Tuesday, September 3, 2013

Butterfly as Metaphor

I've been thinking about the butterfly as metaphor for a few weeks now.  One of the things I'll miss about our old house is all the butterfly-attracting plants we had put in.  Of course, we'll make similar plantings at our new house, but it will take some time.

Soon after we moved in, I saw a flutter of wings at the new house grounds.  I said, "Come back in a few weeks, little butterfly.  We'll have more plants for you then."

My spouse reminded me that butterflies don't have that kind of lifespan, and I felt sad for a minute or two.  Then I began to ponder.

How did a butterfly get to be such a pervasive symbol of resurrection?

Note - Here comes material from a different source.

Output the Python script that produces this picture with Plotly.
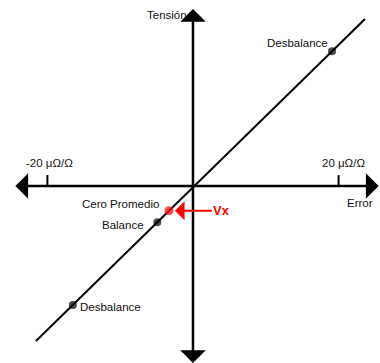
import plotly.graph_objects as go

# Error axis (μΩ/Ω) ticks and labels
tick_values = [-20, 20]
tick_labels = ["-20 μΩ/Ω", "20 μΩ/Ω"]
tick_height = 1.5

# Axis arrow end points (arrowheads extend past these)
x_axis_ends = [-24.6, 25.5]
y_axis_ends = [-24.5, 24.3]

# Bridge response line (Tensión vs Error)
line_x = [-21.57, 23.63]
line_y = [-21.29, 22.94]

# Labelled operating points on the line
point_names = ["Desbalance", "Cero Promedio", "Balance", "Desbalance"]
point_x = [19.1, -3.3, -4.9, -16.5]
point_y = [18.5, -3.4, -4.97, -16.33]
point_colors = ["black", "red", "black", "black"]
point_sizes = [8, 9, 8, 8]

FONT = "Liberation Sans, Arial, sans-serif"
TXT = dict(family=FONT, size=11.5, color="#111111")

fig = go.Figure()

# response line
fig.add_trace(go.Scatter(x=line_x, y=line_y, mode="lines",
                         line=dict(color="black", width=2), hoverinfo="skip"))

# tick marks on the horizontal axis
for t in tick_values:
    fig.add_trace(go.Scatter(x=[t, t], y=[0, tick_height], mode="lines",
                             line=dict(color="black", width=2), hoverinfo="skip"))

# operating points
fig.add_trace(go.Scatter(x=point_x, y=point_y, mode="markers",
                         marker=dict(color=point_colors, size=point_sizes, line=dict(width=0)),
                         hoverinfo="skip"))

annotations = []

# axes drawn as double-headed arrows
axis_arrow = dict(showarrow=True, text="", axref="x", ayref="y", xref="x", yref="y",
                  arrowhead=1, startarrowhead=1, arrowside="end+start",
                  arrowwidth=2.5, arrowsize=1.7, startarrowsize=1.7, arrowcolor="black")
annotations.append(dict(x=x_axis_ends[1], y=0, ax=x_axis_ends[0], ay=0, **axis_arrow))
annotations.append(dict(x=0, y=y_axis_ends[1], ax=0, ay=y_axis_ends[0], **axis_arrow))

# axis titles
annotations.append(dict(x=0, y=23.49, text="Tensión", showarrow=False,
                        xanchor="right", yanchor="middle", xshift=-4, font=TXT))
annotations.append(dict(x=22.94, y=-2.34, text="Error", showarrow=False,
                        xanchor="center", yanchor="middle", font=TXT))

# tick labels
for t, lab, sh in zip(tick_values, tick_labels, [2, 5]):
    annotations.append(dict(x=t, y=3.16, text=lab, showarrow=False,
                            xanchor="center", yanchor="middle", xshift=sh, font=TXT))

# point labels
label_pos = [
    dict(xanchor="right", xshift=-2, yshift=8),
    dict(xanchor="right", xshift=-8, yshift=7),
    dict(xanchor="right", xshift=-11, yshift=-3),
    dict(xanchor="left", xshift=5, yshift=-2),
]
for name, x, y, pos in zip(point_names, point_x, point_y, label_pos):
    annotations.append(dict(x=x, y=y, text=name, showarrow=False,
                            yanchor="middle", font=TXT, **pos))

# Vx marker arrow pointing at the average-zero point
annotations.append(dict(x=point_x[1], y=point_y[1], text="<b>Vx</b>", showarrow=True,
                        ax=53, ay=0, arrowhead=1, arrowwidth=2, arrowsize=1.6,
                        arrowcolor="red", standoff=6,
                        font=dict(family=FONT, size=13, color="red")))

fig.update_layout(
    width=380, height=363,
    margin=dict(l=0, r=0, t=0, b=0),
    paper_bgcolor="white", plot_bgcolor="white",
    showlegend=False,
    xaxis=dict(visible=False, range=[-26.51, 25.69], fixedrange=True),
    yaxis=dict(visible=False, range=[-24.31, 25.55], fixedrange=True),
    annotations=annotations,
)

fig.write_html("out.html")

I understand in some ways.  You've got a caterpillar that transforms into a beautiful winged creature:  from grubbiness to glory!  It works in that way.

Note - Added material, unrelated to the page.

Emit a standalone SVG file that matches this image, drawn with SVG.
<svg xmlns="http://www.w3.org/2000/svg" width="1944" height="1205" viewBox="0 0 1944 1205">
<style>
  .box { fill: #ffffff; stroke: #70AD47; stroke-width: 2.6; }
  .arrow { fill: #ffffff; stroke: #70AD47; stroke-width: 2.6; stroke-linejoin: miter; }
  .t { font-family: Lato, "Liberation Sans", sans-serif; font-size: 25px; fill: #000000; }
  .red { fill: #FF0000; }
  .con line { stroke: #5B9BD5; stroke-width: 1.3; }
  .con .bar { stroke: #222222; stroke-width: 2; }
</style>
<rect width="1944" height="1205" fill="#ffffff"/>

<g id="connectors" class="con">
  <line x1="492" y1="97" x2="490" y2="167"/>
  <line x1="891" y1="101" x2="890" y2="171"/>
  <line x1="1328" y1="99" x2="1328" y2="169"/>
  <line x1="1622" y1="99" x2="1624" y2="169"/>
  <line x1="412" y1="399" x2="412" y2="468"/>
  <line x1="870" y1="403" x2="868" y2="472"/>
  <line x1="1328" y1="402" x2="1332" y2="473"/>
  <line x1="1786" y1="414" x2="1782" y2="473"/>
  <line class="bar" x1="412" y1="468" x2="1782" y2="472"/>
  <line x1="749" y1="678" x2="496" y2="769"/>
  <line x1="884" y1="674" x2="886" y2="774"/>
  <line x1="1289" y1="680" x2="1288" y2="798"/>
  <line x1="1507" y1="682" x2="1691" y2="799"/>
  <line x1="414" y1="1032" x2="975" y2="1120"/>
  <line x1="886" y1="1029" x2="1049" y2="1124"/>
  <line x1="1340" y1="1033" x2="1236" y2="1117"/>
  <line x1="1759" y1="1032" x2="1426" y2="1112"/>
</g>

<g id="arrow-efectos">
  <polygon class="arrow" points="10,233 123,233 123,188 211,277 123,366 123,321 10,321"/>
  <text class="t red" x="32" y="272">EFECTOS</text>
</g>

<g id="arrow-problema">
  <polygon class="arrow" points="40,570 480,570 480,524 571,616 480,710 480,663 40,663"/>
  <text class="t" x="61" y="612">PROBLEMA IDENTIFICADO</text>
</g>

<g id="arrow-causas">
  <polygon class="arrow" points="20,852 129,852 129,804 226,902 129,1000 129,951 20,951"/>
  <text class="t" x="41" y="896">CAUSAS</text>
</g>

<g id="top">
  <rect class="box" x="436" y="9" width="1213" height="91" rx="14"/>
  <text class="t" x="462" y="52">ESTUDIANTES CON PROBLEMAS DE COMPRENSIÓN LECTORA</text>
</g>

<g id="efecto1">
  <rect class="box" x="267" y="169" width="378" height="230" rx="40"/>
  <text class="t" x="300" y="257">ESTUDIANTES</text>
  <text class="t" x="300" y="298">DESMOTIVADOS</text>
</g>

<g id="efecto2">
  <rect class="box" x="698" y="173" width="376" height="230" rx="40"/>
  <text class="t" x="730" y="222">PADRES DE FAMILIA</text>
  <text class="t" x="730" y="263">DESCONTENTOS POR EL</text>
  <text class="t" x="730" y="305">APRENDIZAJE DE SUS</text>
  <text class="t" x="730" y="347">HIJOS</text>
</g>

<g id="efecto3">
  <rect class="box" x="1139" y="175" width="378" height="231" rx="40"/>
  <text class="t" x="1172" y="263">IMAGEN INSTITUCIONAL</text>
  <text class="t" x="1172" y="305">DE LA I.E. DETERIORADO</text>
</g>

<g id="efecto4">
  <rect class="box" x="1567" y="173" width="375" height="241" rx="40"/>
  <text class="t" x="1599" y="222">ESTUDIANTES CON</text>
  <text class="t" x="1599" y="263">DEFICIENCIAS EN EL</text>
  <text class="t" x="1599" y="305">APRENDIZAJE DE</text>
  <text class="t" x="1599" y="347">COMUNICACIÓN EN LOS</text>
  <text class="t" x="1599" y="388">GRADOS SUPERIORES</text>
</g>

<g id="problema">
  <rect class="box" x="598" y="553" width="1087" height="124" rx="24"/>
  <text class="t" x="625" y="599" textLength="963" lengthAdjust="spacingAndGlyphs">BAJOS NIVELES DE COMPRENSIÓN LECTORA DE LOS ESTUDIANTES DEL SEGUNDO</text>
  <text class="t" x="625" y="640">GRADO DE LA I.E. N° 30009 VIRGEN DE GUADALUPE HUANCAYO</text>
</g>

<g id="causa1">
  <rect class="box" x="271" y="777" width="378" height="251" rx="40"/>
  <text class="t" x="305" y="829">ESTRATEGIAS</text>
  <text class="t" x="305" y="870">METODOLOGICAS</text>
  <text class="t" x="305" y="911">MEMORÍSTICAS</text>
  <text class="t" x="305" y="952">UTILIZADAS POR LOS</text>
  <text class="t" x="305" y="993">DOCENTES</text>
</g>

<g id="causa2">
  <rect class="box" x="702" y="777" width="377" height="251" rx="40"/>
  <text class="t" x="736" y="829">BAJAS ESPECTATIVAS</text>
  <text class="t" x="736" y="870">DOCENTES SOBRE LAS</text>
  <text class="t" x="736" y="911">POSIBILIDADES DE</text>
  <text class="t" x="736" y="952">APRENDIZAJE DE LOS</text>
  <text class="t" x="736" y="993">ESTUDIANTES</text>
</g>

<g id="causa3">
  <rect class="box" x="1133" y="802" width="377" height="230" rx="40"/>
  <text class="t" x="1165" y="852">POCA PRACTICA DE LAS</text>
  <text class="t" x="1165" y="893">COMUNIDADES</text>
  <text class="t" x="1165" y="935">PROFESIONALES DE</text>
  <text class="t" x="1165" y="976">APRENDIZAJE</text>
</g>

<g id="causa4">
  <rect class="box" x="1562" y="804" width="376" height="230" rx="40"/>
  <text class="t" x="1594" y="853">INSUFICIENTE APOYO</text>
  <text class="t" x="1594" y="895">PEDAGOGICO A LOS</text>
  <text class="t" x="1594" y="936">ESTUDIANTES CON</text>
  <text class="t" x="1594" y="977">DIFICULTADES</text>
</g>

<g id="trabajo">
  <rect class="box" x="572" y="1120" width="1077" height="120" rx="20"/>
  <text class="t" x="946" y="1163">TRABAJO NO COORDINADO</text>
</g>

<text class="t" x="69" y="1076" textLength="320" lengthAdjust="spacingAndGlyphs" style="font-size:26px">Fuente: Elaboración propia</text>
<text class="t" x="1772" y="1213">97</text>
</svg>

But it doesn't work in terms of lifespan.  Shouldn't resurrection last an eternity?

I like the deeper implications.  Our resurrection work is never done.  The redemption of creation is underway, but history tells us that it will never be complete.  Even if we believe in the theology that Christ will come a second time, do we believe at that point the redemption of creation will be complete?

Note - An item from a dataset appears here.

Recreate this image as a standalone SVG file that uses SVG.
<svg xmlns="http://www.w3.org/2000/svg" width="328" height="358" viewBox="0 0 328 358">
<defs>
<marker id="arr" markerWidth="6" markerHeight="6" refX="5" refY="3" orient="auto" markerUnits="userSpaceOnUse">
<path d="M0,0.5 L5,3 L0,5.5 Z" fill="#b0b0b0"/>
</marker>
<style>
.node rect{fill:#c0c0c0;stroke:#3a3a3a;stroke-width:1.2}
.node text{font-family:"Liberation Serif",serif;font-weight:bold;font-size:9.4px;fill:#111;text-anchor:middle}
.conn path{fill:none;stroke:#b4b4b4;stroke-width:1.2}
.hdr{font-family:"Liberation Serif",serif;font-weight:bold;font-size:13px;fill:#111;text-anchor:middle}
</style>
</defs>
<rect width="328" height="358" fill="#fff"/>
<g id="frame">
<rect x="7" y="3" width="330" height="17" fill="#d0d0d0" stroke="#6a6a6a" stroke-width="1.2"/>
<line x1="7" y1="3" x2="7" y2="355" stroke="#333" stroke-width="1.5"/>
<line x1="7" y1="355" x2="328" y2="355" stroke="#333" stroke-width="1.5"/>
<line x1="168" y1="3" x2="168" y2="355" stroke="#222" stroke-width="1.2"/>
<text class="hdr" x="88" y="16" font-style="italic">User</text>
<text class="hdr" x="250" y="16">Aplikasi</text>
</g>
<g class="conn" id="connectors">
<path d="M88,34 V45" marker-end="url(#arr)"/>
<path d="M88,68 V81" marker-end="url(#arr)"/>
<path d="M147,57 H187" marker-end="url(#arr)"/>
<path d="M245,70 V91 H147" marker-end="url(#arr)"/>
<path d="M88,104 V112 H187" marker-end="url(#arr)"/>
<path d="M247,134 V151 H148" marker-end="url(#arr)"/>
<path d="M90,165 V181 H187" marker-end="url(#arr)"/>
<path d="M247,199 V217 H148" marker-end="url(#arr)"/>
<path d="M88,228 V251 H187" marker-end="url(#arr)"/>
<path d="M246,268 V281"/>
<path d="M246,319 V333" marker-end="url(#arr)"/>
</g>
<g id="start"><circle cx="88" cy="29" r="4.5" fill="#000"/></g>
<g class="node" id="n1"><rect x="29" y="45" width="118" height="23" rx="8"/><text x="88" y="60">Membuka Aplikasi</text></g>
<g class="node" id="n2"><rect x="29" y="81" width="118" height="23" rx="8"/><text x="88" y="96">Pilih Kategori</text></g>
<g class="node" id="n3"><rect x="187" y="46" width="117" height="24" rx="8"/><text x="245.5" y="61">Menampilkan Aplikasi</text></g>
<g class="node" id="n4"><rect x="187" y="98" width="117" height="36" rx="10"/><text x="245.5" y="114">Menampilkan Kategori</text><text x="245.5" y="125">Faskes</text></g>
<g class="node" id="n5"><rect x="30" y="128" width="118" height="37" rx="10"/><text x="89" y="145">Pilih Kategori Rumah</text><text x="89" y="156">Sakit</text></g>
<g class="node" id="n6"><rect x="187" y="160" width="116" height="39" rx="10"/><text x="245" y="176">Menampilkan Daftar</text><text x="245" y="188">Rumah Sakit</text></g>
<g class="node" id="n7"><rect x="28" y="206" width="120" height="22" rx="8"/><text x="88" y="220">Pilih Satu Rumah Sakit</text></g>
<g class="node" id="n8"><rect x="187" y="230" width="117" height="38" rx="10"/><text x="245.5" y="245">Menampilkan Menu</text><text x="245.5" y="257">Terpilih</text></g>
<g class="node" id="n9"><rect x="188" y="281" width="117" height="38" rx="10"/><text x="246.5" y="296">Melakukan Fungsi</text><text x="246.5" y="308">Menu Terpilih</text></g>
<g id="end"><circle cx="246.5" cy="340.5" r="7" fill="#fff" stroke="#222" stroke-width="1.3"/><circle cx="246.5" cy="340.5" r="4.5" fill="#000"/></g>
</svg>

Many people would say, "Why, yes.  Isn't that the point?"

But if I look at the Bible as a whole narrative, I see that God is always trying to redeem a creation that seems stubbornly resistant.  Why should we think that there will be an end point where that will change?

I know, I know:  we believe because it's a more attractive ending.  The work of resurrection is so hard in many ways that we want to believe that it will come to an end some day, and we can all relax and bask in the glory of it all.

I'm not sure it will work that way.  I think of all the retired people I know.  They believed that they'd like to have a day free of commitments.  Most of them were looking for another job, whether for pay or just for the joy of volunteering, within a year of retirement.

I suspect that the resurrection life is much the same way.  So maybe a butterfly makes a good symbol after all.

1 comment:

Eclecticity said...

You ask and reflect on: " Even if we believe in the theology that Christ will come a second time, do we believe at that point the redemption of creation will be complete?"
Good question, some would likely say the answer is definitive, it's a done deal. Others, like yourself, see it as ongoing, open-ended.
I think for me the most convincing answer is that yes it is a done deal. Why? For essentially two reasons. One, if God is a God a both justice and love, then the loving and just thing to do is to complete what God promises, i.e. to consumate history and end the cruel suffering and evil that exists right now in creation's present state. Two, I think the vision of Revelation is convincing, inspired of course from Isaiah-you know, no more sorrow and tears, and, in Isaiah the end of the aggressive, killer instinct-wolf and lamb, children playing with snakes, etc.